Le GPV prévoit également l’acquisition d’un vélo-cuisine, mutualisé entre les acteurs, pour mener des actions de sensibilisation au « mieux manger » au cœur des quartiers : exemple, aider les familles à cuisiner les légumes de saison.
D’autre part, deux plateformes expérimentales de traitement des déchets ménagers seront implantées en 2021 à Floirac et Lormont avec le soutien de l’ADEME2 pour les transformer en compost.
Les objectifs du GPV sont ambitieux, il s’agit de consommer mieux, plus localement tout en réduisant l’impact de notre alimentation sur l’environnement et en participant au développement économique et social de la rive droite de Bordeaux. Rendez-vous en 2026 pour faire le bilan.
Encadré
GPV : Grand projet des villes de Bassens, Cenon, Floirac et Lormont, groupement d’intérêt public pour développer ensemble un projet de territoire de renouvellement urbain, territoire socio économiquement encore défavorisé aujourd’hui.

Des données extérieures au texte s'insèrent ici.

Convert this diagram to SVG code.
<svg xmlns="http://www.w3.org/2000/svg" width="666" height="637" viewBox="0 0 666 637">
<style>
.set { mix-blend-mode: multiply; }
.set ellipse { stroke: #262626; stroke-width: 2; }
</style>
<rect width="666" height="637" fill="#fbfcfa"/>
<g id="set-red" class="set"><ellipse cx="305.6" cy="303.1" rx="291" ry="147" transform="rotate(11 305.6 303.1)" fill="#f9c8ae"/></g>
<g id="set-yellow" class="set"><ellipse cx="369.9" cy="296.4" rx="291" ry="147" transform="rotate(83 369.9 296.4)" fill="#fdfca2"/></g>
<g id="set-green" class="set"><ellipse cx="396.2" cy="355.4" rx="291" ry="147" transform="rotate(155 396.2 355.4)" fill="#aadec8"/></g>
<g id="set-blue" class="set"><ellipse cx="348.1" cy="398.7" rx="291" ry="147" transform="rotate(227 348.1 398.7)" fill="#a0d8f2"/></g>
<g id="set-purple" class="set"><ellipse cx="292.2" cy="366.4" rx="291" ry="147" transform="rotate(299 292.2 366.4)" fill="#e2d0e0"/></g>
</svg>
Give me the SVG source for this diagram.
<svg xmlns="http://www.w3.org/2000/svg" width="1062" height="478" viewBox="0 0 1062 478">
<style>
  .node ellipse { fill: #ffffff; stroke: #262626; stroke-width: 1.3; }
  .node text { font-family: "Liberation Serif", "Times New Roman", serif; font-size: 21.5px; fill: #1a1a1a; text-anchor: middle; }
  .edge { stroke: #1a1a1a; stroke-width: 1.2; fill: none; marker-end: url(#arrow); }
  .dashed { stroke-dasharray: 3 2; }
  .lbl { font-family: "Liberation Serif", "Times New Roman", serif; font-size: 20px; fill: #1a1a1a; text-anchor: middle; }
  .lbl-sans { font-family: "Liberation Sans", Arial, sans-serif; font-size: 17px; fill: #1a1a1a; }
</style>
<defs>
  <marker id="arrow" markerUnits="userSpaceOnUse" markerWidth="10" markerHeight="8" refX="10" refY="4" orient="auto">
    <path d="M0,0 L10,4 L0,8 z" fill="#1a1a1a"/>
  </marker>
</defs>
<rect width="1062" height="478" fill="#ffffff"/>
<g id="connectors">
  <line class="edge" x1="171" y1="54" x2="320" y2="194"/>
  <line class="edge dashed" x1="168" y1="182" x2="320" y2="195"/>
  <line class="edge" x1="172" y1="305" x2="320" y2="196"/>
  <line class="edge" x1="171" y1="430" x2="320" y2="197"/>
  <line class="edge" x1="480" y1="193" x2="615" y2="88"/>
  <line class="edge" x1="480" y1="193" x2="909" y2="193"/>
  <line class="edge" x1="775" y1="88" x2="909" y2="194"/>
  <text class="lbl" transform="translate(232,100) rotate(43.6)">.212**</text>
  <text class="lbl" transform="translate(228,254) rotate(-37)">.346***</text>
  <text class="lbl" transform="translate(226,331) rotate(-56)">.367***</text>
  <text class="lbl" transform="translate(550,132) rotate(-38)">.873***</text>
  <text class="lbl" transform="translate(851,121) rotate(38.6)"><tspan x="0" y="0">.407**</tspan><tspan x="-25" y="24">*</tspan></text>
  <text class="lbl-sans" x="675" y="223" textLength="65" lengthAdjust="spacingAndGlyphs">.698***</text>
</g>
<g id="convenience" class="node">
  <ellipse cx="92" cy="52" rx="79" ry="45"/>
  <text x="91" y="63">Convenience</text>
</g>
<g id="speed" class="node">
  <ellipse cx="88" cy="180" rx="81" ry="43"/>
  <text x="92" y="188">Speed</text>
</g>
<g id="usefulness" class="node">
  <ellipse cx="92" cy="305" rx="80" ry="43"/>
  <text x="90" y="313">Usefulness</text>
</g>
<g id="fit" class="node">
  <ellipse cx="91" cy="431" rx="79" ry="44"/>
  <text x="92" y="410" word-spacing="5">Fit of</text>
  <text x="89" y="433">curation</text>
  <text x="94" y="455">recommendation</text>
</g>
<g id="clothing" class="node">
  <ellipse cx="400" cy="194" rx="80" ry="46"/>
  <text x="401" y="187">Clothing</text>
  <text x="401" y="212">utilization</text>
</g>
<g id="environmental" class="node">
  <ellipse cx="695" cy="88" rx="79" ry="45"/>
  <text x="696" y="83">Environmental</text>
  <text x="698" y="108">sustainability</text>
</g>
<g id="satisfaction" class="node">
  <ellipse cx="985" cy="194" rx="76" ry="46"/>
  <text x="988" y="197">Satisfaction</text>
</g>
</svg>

En effet, dans les quatre communes concernées, les indicateurs sociaux sont au rouge (chiffres de 2017) : un taux de pauvreté plus élevé que dans la Métropole (23 % au lieu de 14 %) un taux de chômage de 20 %, plus de familles nombreuses, seulement 42 % de jeunes de 18 à 24 ans scolarisés (68 % dans la Métropole).
1ANRU : Agence nationale de renouvellement urbain
2ADEME : Agence de l’environnement et de la maîtrise de l’énergie.